With her success in the series, Morris intends to remain in Australia for the next 12 months with her family, to capitalise on her new-found success. Most of her recent television gigs have required her to deliver punchlines, but Celebrity Apprentice has helped her showcase other aspects of her personality.

“It’s been such a wave of change with people telling me ‘I never really liked you but now I reckon you rock,'” she concedes.

“This was completely different to any other television I’d done before because it showed the person that my friends know.

“I don’t know what the next move will be but surely it will be better than commuting back and forth to LA.”

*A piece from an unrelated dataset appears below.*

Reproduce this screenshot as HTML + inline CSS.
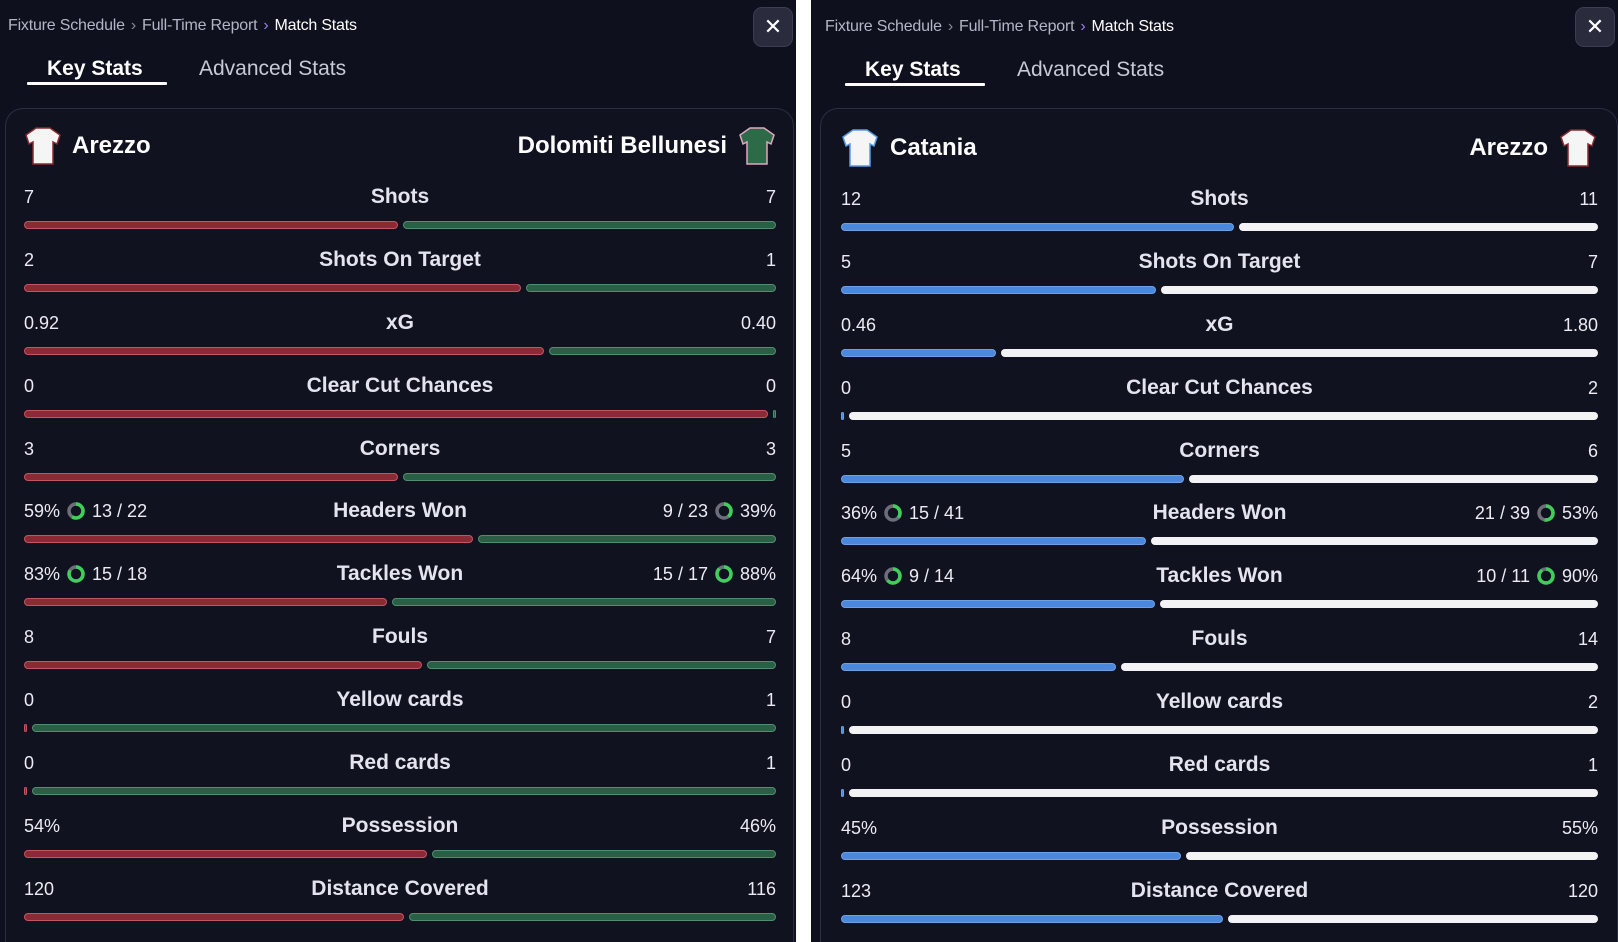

If she wins tonight her ‘brand’ may rise even higher. But first she has to defeat her competition: Jesinta Campbell, Shane Crawford and Jason Coleman.

Morris as always, has the last laugh.

“Whaddya mean Deni Hines won?”

Celebrity Apprentice finale airs 7:00pm tonight on Nine.
NB: TV Tonight blogging live results AEDT.

17 Responses

  1. If they did film 4 different endings,what a waste of time.Surely they would just film the proper ending and be done with it.It’s highly unnecessary If someone was to leak it out at Channel 9 just give them the axe simple

  2. I call BS. I don’t believe they really shot four different endings. As pointed out by others the reactions would all be fake. I think they’re trying to put people off the scent, not that anyone really cares that much.

  3. Giving two diffferent interviews to the media is much different than recording every contestant winning. I think its a real shame as the real reaction will come tonight when they really find out if they won. I also regard this as a spoiler, as it spoils the finale knowing the reactios will be fake (I knew before it started they filmed then four endings – and havent watched any of it yet)

  4. So, instead of getting a genuine response from the winner (and often more interestingly, a response from the loser), we’re treated to a fake, pre-recorded response… How pathetic! Way to snub viewers!

  5. I’ve always loved Julia, and she has been utterly brilliant on the show and deserves to win.

    But doing the four endings rather than a live finale seems odd. While I’m sure it’s all about budget, we’re hardly going to see the same reaction from the celebrities to their pretend losses and wins that we would if it were real.

  6. Celeb apprentice is great but seriously, we’re not in the UK or America here. Does anyone really care so much who wins they needed to shoot four endings? What a waste of time. Do it live like the others do.

  7. I love Celebrity Aprentice!!! Ok critics it sure ain’t Shakespeare…but then nobody ever said it was!! Regardless it’s far more entertaining than Shakespeare!! I hope there’s another series scheduled for 2012!!!